# apple tv



## crousseau (11 Mai 2007)

ds iTunes fichier "appareils" onglet Apple TV onglet "Films"  apparaît la liste des films synchronisés ou synchronisables.
Comment faire pour supprimer de cette liste un titre qui ne nous intéresse plus ??

Merci de votre aide .

Ch R42


----------



## kisco (11 Mai 2007)

salut!

la réponse devrait se trouver dans le support Apple, peut-être plus précisément sur cette page : Synchronisation.

Mais je ne l'ai pas trouvé.
Tu as donc la liste de films et tu peux cocher ou non ceux que tu veux sur ton Apple TV c'est juste ?

Et toi tu veux carrément que certains des films disparaissent de cette liste ?
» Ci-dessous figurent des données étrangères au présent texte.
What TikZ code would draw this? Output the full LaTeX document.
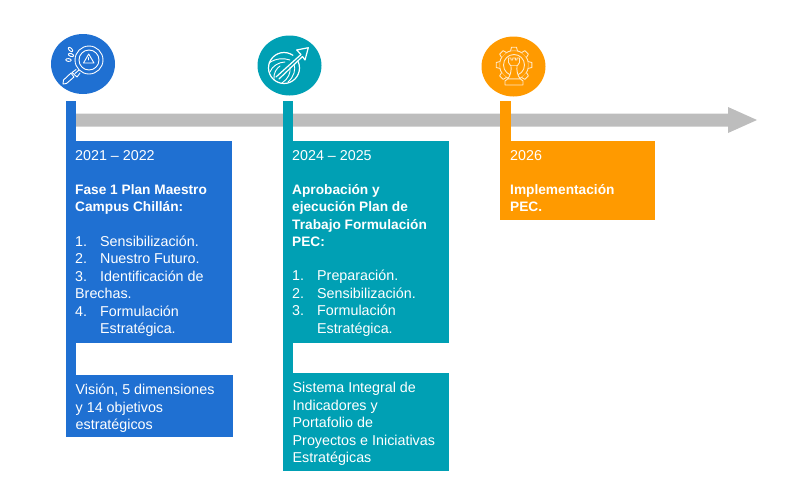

à mon avis il y a la plus restrictive des possibilités qui est de carrément supprimer le film d'iTunes (le garder sur ton disque dur, mais non-référencé dans iTunes)

Peut-être est-il possible de créer une "liste de lecture" de films sur le côté gaiche que tu sélectionneras et dans laquelle tu ne met que les films que tu veux voir dans la fenêtre de synchronisation. 

disons que j'en sais pas plus vu que j'ai pas de Pomme-TV


----------



## crousseau (16 Mai 2007)

Merci pour ces indications, je vais essayer !


----------